Artemis Technologies
- Industry: Maritime technology
- Founded: January 2017
- Founder: Iain Percy
- Headquarters: Belfast, Northern Ireland
- Products: Artemis eFoiler® propulsion system, electric hydrofoiling vessels
- Website: www.artemistechnologies.co.uk

= Artemis Technologies =

British maritime technology company

Artemis Technologies is a maritime technology company that evolved from the successful Artemis Racing team, which competed in the America's Cup. The company is named after the ancient Greek goddess Artemis. Artemis Technologies focuses on the development of zero-emission maritime transport solutions, most notably the Artemis eFoiler, the world's first commercially viable, zero emission propulsion solution for high speed maritime transport.

== History ==

Iain Percy, an Olympic sailor and former Artemis Racing skipper, is the CEO of Artemis Technologies. In 2020, Artemis Technologies led the formation of the Belfast Maritime Consortium, a group of 13 partners that successfully secured £33 million from the UK Research and Innovation's Strength in Places Fund.

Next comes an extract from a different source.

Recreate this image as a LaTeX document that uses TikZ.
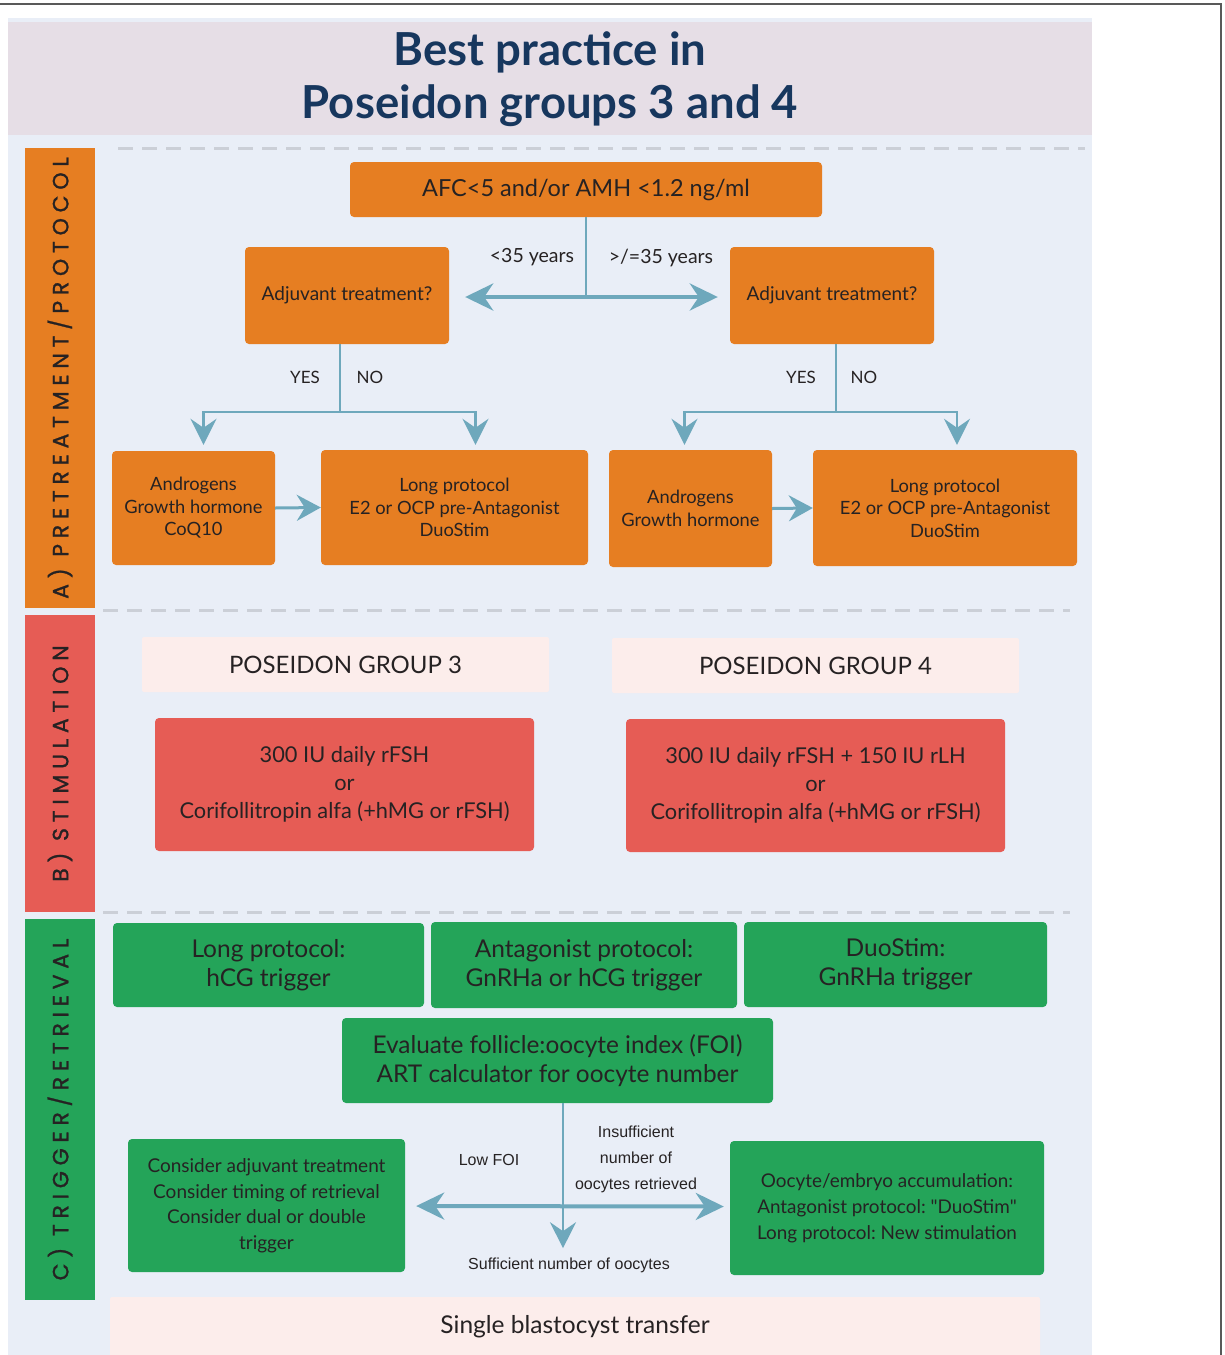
\documentclass[tikz,border=0pt]{standalone}
\usepackage{fontspec}
\setmainfont{Lato}
\newfontfamily\sidefont[LetterSpace=26,FakeBold=1.2]{Poppins}
\newfontfamily\armfont{Liberation Sans}
\usetikzlibrary{arrows.meta}
\usetikzlibrary{calc}
\frenchspacing

\definecolor{panelbg}{HTML}{E9EEF7}
\definecolor{titlebg}{HTML}{E6DEE6}
\definecolor{titleink}{HTML}{17375E}
\definecolor{ink}{HTML}{262223}
\definecolor{poOrange}{HTML}{E67E22}
\definecolor{poRed}{HTML}{E65C55}
\definecolor{poGreen}{HTML}{24A459}
\definecolor{poPink}{HTML}{FCEDEB}
\definecolor{poArrow}{HTML}{6EA8BC}
\definecolor{poDash}{HTML}{CBCFD7}

\tikzset{
    box/.style={rounded corners=4pt, inner sep=0pt, align=center, text=ink},
    orangebox/.style={box, fill=poOrange},
    redbox/.style={box, fill=poRed},
    greenbox/.style={box, fill=poGreen},
    pinkbox/.style={box, fill=poPink, rounded corners=2pt},
    sidebar/.style={inner sep=0pt, minimum width=70pt},
    sidelabel/.style={rotate=90, text=ink, font=\sidefont\fontsize{22}{24}\selectfont},
    sep/.style={draw=poDash, line width=3pt, dash pattern=on 15pt off 9pt},
    conn/.style={draw=poArrow, line width=2.5pt},
    tip/.style={conn, -{Stealth[length=26pt,width=26pt,inset=9pt]}},
    twotip/.style={draw=poArrow, line width=4pt, {Stealth[length=28pt,width=27pt,inset=9pt]}-{Stealth[length=28pt,width=27pt,inset=9pt]}},
    armlabel/.style={text=ink, align=center, font=\armfont\fontsize{16}{26}\selectfont},
    yesno/.style={text=ink, font=\fontsize{17}{19}\selectfont}
}

\begin{document}
\begin{tikzpicture}[x=1pt,y=-1pt]
                    \useasboundingbox (0,0) rectangle (1224,1355);
                    \fill[panelbg] (8,18) rectangle (1092,1355);
                    \fill[titlebg] (8,22) rectangle (1092,135);
                    \draw[gray!70!black, line width=1.5pt] (0,4) -- (1221,4) -- (1221,1355);
                    \draw (550,79) node[name=title, text=titleink, align=center, font=\bfseries\fontsize{45.5}{53}\selectfont] {Best practice in\\Poseidon groups 3 and 4};
                    \draw[sep] (118,148) -- (1085,148);
                    \draw[sep] (103,610) -- (1070,610);
                    \draw[sep] (103,912) -- (1070,912);
                    \draw (60,378) node[sidebar, fill=poOrange, minimum height=460pt, name=barA] {};
                    \draw (60,763.5) node[sidebar, fill=poRed, minimum height=297pt, name=barB] {};
                    \draw (60,1109.5) node[sidebar, fill=poGreen, minimum height=381pt, name=barC] {};
                    \draw (barA) node[sidelabel] {A) PRETREATMENT/PROTOCOL};
                    \draw (barB) node[sidelabel] {B) STIMULATION};
                    \draw (barC) node[sidelabel] {C) TRIGGER/RETRIEVAL};
                    \draw (586,189.5) node[orangebox, minimum width=472pt, minimum height=55pt, name=afc, font=\fontsize{23.5}{26}\selectfont] {AFC<5 and/or AMH <1.2 ng/ml};
                    \draw (347,295.5) node[orangebox, minimum width=204pt, minimum height=97pt, name=adjL, font=\fontsize{19}{22}\selectfont] {\raisebox{-3pt}{Adjuvant treatment?}};
                    \draw (832,295.5) node[orangebox, minimum width=204pt, minimum height=97pt, name=adjR, font=\fontsize{19}{22}\selectfont] {\raisebox{-3pt}{Adjuvant treatment?}};
                    \draw (193.5,508) node[orangebox, minimum width=163pt, minimum height=114pt, name=andL, font=\fontsize{18.3}{22.5}\selectfont] {Androgens\\Growth hormone\\CoQ10};
                    \draw (454.5,507.5) node[orangebox, minimum width=267pt, minimum height=115pt, name=longL, font=\fontsize{18.3}{22.5}\selectfont] {Long protocol\\E2 or OCP pre-Antagonist\\DuoStim};
                    \draw (690.5,508.5) node[orangebox, minimum width=163pt, minimum height=117pt, name=andR, font=\fontsize{18.3}{22.5}\selectfont] {Androgens\\Growth hormone};
                    \draw (945,508) node[orangebox, minimum width=264pt, minimum height=116pt, name=longR, font=\fontsize{18.3}{22.5}\selectfont] {Long protocol\\E2 or OCP pre-Antagonist\\DuoStim};
                    \draw[conn] (afc.south) -- (afc.south |- adjL.east) coordinate (ageSplit);
                    \draw[twotip] ($(adjL.east)+(16,1.5)$) -- ($(adjR.west)+(-12,1.5)$);
                    \draw (532,257) node[yesno, name=under35, font=\fontsize{19.5}{21}\selectfont] {<35 years};
                    \draw (661,258) node[yesno, name=over35, font=\fontsize{19.5}{21}\selectfont] {>/=35 years};
                    \draw[conn] ($(adjL.south)+(-7,0)$) -- ++(0,68) coordinate (splitL);
                    \draw[tip, shorten >=6pt] (splitL) -| ($(andL.north)+(10,0)$);
                    \draw[tip, shorten >=5pt] (splitL) -| ($(longL.north)+(21,0)$);
                    \draw[conn] ($(adjR.south)+(4,0)$) -- ++(0,68) coordinate (splitR);
                    \draw[tip, shorten >=5pt] (splitR) -| ($(andR.north)+(-6,0)$);
                    \draw[tip, shorten >=5pt] (splitR) -| ($(longR.north)+(12,0)$);
                    \draw (305,377) node[yesno, name=yesL] {YES};
                    \draw (370,377) node[yesno, name=noL] {NO};
                    \draw (801,377) node[yesno, name=yesR] {YES};
                    \draw (864,377) node[yesno, name=noR] {NO};
                    \draw[tip, line width=3pt, -{Stealth[length=24pt,width=26pt,inset=8pt]}] (andL.east) -- (longL.west);
                    \draw[tip, line width=3pt, -{Stealth[length=24pt,width=26pt,inset=8pt]}] (andR.east) -- (longR.west);
                    \draw (345.5,664.5) node[pinkbox, minimum width=407pt, minimum height=55pt, name=grp3, font=\fontsize{24}{26}\selectfont] {POSEIDON GROUP 3};
                    \draw (815.5,665.5) node[pinkbox, minimum width=407pt, minimum height=55pt, name=grp4, font=\fontsize{24}{26}\selectfont] {POSEIDON GROUP 4};
                    \draw (344.5,784.5) node[redbox, minimum width=379pt, minimum height=133pt, name=stim3, font=\fontsize{21.8}{28}\selectfont] {300 IU daily rFSH\\or\\Corifollitropin alfa (+hMG or rFSH)};
                    \draw (815.5,785.5) node[redbox, minimum width=379pt, minimum height=133pt, name=stim4, font=\fontsize{21.8}{28}\selectfont] {300 IU daily rFSH + 150 IU rLH\\or\\Corifollitropin alfa (+hMG or rFSH)};
                    \draw (268.5,965) node[greenbox, minimum width=311pt, minimum height=84pt, name=trigLong, font=\fontsize{24.5}{29}\selectfont] {Long protocol:\\hCG trigger};
                    \draw (584,965) node[greenbox, minimum width=306pt, minimum height=86pt, name=trigAnt, font=\fontsize{24.5}{29}\selectfont] {Antagonist protocol:\\GnRHa or hCG trigger};
                    \draw (895.5,964.5) node[greenbox, minimum width=303pt, minimum height=85pt, name=trigDuo, font=\fontsize{24.5}{29}\selectfont] {DuoStim:\\GnRHa trigger};
                    \draw (557.5,1060.5) node[greenbox, minimum width=431pt, minimum height=85pt, name=foi, font=\fontsize{24.4}{29}\selectfont] {Evaluate follicle:oocyte index (FOI)\\ART calculator for oocyte number};
                    \draw (266.5,1205.5) node[greenbox, minimum width=277pt, minimum height=133pt, name=lowfoi, font=\fontsize{19}{25.5}\selectfont] {Consider adjuvant treatment\\Consider timing of retrieval\\Consider dual or double\\trigger};
                    \draw (887,1208) node[greenbox, minimum width=314pt, minimum height=134pt, name=accum, font=\fontsize{18.9}{26}\selectfont] {Oocyte/embryo accumulation:\\Antagonist protocol: \textquotedbl DuoStim\textquotedbl\\Long protocol: New stimulation};
                    \draw[twotip] ($(lowfoi.east)+(11,0.5)$) -- ($(accum.west)+(-6,-1.5)$);
                    \draw[tip, line width=2.2pt] ($(foi.south)+(5.5,0)$) -- ++(0,145) coordinate (suff);
                    \draw (489,1160) node[armlabel, name=lowlbl] {Low FOI};
                    \draw (636,1159) node[armlabel, name=insufflbl] {Insufficient\\number of\\oocytes retrieved};
                    \draw (569,1265) node[armlabel, name=sufflbl] {Sufficient number of oocytes};
                    \draw (575,1327) node[pinkbox, minimum width=930pt, minimum height=60pt, name=single, font=\fontsize{24.5}{26}\selectfont] {Single blastocyst transfer};
                \end{tikzpicture}
\end{document}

This funding aims to develop zero-emission ferries in Belfast, with the total project investment expected to reach £60 million.

Artemis Technologies will launch the Artemis EF-24 Passenger - a zero-emission electric hydrofoiling passenger ferry. The first of which will operate a technology demonstration route between Belfast and Bangor. The Artemis EF-24 Passenger vessel can carry up to 150 passengers and reduce fuel costs by 85% compared to traditional diesel-powered ferries.